Please quote exactly the opening lines of the data, from the first line to the one where "['0.49', '', '0.50', '', '0.51', '', '0.52', ''];" appears.

== Data segment ==

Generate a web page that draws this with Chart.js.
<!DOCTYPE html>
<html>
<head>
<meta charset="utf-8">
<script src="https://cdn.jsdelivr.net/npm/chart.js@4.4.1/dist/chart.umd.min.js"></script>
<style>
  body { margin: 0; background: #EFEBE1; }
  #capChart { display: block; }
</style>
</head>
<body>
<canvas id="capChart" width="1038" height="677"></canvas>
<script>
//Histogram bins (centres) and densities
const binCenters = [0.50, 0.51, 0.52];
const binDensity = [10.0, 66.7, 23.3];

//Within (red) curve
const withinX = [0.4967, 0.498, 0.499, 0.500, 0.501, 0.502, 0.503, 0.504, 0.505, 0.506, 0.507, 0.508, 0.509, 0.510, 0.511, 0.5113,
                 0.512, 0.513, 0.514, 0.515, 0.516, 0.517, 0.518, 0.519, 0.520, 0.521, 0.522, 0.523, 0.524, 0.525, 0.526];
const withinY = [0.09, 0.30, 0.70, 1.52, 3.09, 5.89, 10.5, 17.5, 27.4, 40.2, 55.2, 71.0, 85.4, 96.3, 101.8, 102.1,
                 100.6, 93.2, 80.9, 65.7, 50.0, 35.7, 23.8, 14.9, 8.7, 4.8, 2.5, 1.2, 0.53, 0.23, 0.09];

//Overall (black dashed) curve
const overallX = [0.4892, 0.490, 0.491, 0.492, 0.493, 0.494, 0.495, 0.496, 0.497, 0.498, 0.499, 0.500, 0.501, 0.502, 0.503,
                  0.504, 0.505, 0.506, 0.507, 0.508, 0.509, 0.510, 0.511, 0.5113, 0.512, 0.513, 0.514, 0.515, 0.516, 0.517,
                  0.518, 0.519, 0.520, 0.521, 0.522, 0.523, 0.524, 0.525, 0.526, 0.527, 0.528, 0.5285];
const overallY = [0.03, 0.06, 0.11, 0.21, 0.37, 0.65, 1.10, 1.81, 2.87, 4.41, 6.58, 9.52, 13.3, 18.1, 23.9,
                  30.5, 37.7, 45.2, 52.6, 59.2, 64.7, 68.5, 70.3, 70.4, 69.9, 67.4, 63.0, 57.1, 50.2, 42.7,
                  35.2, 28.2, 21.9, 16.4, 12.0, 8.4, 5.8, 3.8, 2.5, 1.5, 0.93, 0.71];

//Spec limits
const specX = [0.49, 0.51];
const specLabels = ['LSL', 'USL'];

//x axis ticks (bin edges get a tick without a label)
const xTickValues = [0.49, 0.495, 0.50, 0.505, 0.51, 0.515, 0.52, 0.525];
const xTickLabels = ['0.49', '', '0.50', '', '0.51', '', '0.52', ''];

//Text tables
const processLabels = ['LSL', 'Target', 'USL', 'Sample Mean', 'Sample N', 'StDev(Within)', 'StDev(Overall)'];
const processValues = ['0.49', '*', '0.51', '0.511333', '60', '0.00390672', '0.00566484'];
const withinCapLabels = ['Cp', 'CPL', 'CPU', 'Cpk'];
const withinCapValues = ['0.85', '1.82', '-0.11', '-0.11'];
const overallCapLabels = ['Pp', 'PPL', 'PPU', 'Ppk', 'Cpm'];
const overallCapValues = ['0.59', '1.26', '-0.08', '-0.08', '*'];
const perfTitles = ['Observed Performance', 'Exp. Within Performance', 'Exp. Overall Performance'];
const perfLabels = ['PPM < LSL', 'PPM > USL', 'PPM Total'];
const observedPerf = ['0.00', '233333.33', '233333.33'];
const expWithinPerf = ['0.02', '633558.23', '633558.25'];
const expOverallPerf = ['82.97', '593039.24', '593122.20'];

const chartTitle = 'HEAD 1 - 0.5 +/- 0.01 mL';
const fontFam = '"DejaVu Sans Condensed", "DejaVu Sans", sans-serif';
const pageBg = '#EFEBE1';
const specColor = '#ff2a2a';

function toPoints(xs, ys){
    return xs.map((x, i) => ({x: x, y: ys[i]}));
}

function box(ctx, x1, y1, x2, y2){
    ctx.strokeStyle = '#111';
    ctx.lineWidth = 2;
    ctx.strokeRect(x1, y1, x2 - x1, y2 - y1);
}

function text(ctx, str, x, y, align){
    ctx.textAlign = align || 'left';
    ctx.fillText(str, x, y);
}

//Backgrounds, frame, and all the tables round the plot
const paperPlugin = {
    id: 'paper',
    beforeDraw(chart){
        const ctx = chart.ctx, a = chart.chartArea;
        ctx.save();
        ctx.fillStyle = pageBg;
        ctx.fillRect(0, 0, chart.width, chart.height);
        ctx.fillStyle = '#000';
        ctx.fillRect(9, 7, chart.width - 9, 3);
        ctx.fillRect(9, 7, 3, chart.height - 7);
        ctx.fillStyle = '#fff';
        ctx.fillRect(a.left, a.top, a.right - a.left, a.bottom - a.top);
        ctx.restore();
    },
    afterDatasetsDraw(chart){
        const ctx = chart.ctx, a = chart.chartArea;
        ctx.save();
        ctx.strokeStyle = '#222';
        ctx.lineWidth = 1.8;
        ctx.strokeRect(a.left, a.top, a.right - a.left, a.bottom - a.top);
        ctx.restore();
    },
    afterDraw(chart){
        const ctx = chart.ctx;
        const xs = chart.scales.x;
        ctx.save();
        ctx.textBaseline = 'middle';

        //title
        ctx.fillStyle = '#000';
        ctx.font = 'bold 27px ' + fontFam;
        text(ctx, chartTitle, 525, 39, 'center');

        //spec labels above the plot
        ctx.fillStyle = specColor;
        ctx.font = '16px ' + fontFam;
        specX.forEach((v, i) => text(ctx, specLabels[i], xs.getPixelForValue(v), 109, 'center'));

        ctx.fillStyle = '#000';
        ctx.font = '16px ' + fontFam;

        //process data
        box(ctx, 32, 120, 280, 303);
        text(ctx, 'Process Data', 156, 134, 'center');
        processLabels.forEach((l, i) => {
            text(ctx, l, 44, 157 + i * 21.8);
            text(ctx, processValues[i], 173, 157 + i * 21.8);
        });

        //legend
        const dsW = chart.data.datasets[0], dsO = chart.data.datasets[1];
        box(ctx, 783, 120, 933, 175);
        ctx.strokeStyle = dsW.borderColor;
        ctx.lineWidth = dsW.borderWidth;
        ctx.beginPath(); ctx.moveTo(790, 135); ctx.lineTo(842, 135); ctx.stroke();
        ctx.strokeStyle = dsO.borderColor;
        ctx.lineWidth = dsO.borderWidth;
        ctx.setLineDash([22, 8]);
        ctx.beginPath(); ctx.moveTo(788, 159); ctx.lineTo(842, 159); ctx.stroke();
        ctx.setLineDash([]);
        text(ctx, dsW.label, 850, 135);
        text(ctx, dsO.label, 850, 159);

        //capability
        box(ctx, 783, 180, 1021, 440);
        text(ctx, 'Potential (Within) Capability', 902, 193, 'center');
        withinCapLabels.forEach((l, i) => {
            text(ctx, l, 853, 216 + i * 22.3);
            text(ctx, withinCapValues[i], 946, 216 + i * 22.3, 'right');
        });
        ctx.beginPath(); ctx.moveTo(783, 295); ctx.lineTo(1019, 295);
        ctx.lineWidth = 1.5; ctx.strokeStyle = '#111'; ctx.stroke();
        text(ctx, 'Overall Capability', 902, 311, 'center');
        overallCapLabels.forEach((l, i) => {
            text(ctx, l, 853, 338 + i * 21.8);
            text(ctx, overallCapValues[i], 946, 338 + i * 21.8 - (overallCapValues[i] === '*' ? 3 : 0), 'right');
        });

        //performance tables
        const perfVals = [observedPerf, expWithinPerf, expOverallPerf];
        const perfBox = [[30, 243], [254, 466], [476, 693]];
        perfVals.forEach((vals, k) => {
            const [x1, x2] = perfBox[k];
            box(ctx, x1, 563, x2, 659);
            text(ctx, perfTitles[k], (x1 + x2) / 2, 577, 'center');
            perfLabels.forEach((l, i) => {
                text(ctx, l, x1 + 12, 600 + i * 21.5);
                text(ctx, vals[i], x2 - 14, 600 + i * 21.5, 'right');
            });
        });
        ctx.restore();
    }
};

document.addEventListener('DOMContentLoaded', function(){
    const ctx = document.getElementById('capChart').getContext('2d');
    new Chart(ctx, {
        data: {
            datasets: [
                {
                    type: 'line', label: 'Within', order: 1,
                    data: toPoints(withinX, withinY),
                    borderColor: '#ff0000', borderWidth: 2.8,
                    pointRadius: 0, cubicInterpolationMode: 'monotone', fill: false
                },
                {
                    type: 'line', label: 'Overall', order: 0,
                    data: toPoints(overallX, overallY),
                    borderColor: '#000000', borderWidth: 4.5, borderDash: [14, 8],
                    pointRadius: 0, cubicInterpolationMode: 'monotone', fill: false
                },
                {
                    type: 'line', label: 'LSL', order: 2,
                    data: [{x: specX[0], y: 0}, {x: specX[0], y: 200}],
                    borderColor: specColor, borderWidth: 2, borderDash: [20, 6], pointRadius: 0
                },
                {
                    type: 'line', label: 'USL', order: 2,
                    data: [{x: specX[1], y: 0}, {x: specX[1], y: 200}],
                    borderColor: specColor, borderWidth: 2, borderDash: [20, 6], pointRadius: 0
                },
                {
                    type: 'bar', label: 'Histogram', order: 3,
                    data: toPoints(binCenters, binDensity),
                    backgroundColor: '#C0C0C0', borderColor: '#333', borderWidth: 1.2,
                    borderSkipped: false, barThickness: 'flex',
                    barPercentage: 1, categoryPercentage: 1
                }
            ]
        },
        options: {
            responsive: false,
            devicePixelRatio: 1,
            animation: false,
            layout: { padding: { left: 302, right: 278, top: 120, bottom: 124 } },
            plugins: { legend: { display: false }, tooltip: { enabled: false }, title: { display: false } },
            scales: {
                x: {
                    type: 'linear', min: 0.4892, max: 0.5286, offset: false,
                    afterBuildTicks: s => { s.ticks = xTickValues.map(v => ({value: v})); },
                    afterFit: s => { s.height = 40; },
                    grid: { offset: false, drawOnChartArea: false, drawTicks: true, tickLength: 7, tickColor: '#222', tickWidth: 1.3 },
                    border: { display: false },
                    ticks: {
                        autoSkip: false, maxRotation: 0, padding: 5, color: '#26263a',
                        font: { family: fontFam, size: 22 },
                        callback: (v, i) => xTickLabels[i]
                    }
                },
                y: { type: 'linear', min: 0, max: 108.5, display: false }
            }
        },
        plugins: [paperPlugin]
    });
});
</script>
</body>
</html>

===

**Written solution:**
Generate a web page that draws this with Chart.js.
<!DOCTYPE html>
<html>
<head>
<meta charset="utf-8">
<script src="https://cdn.jsdelivr.net/npm/chart.js@4.4.1/dist/chart.umd.min.js"></script>
<style>
  body { margin: 0; background: #EFEBE1; }
  #capChart { display: block; }
</style>
</head>
<body>
<canvas id="capChart" width="1038" height="677"></canvas>
<script>
//Histogram bins (centres) and densities
const binCenters = [0.50, 0.51, 0.52];
const binDensity = [10.0, 66.7, 23.3];

//Within (red) curve
const withinX = [0.4967, 0.498, 0.499, 0.500, 0.501, 0.502, 0.503, 0.504, 0.505, 0.506, 0.507, 0.508, 0.509, 0.510, 0.511, 0.5113,
                 0.512, 0.513, 0.514, 0.515, 0.516, 0.517, 0.518, 0.519, 0.520, 0.521, 0.522, 0.523, 0.524, 0.525, 0.526];
const withinY = [0.09, 0.30, 0.70, 1.52, 3.09, 5.89, 10.5, 17.5, 27.4, 40.2, 55.2, 71.0, 85.4, 96.3, 101.8, 102.1,
                 100.6, 93.2, 80.9, 65.7, 50.0, 35.7, 23.8, 14.9, 8.7, 4.8, 2.5, 1.2, 0.53, 0.23, 0.09];

//Overall (black dashed) curve
const overallX = [0.4892, 0.490, 0.491, 0.492, 0.493, 0.494, 0.495, 0.496, 0.497, 0.498, 0.499, 0.500, 0.501, 0.502, 0.503,
                  0.504, 0.505, 0.506, 0.507, 0.508, 0.509, 0.510, 0.511, 0.5113, 0.512, 0.513, 0.514, 0.515, 0.516, 0.517,
                  0.518, 0.519, 0.520, 0.521, 0.522, 0.523, 0.524, 0.525, 0.526, 0.527, 0.528, 0.5285];
const overallY = [0.03, 0.06, 0.11, 0.21, 0.37, 0.65, 1.10, 1.81, 2.87, 4.41, 6.58, 9.52, 13.3, 18.1, 23.9,
                  30.5, 37.7, 45.2, 52.6, 59.2, 64.7, 68.5, 70.3, 70.4, 69.9, 67.4, 63.0, 57.1, 50.2, 42.7,
                  35.2, 28.2, 21.9, 16.4, 12.0, 8.4, 5.8, 3.8, 2.5, 1.5, 0.93, 0.71];

//Spec limits
const specX = [0.49, 0.51];
const specLabels = ['LSL', 'USL'];

//x axis ticks (bin edges get a tick without a label)
const xTickValues = [0.49, 0.495, 0.50, 0.505, 0.51, 0.515, 0.52, 0.525];
const xTickLabels = ['0.49', '', '0.50', '', '0.51', '', '0.52', ''];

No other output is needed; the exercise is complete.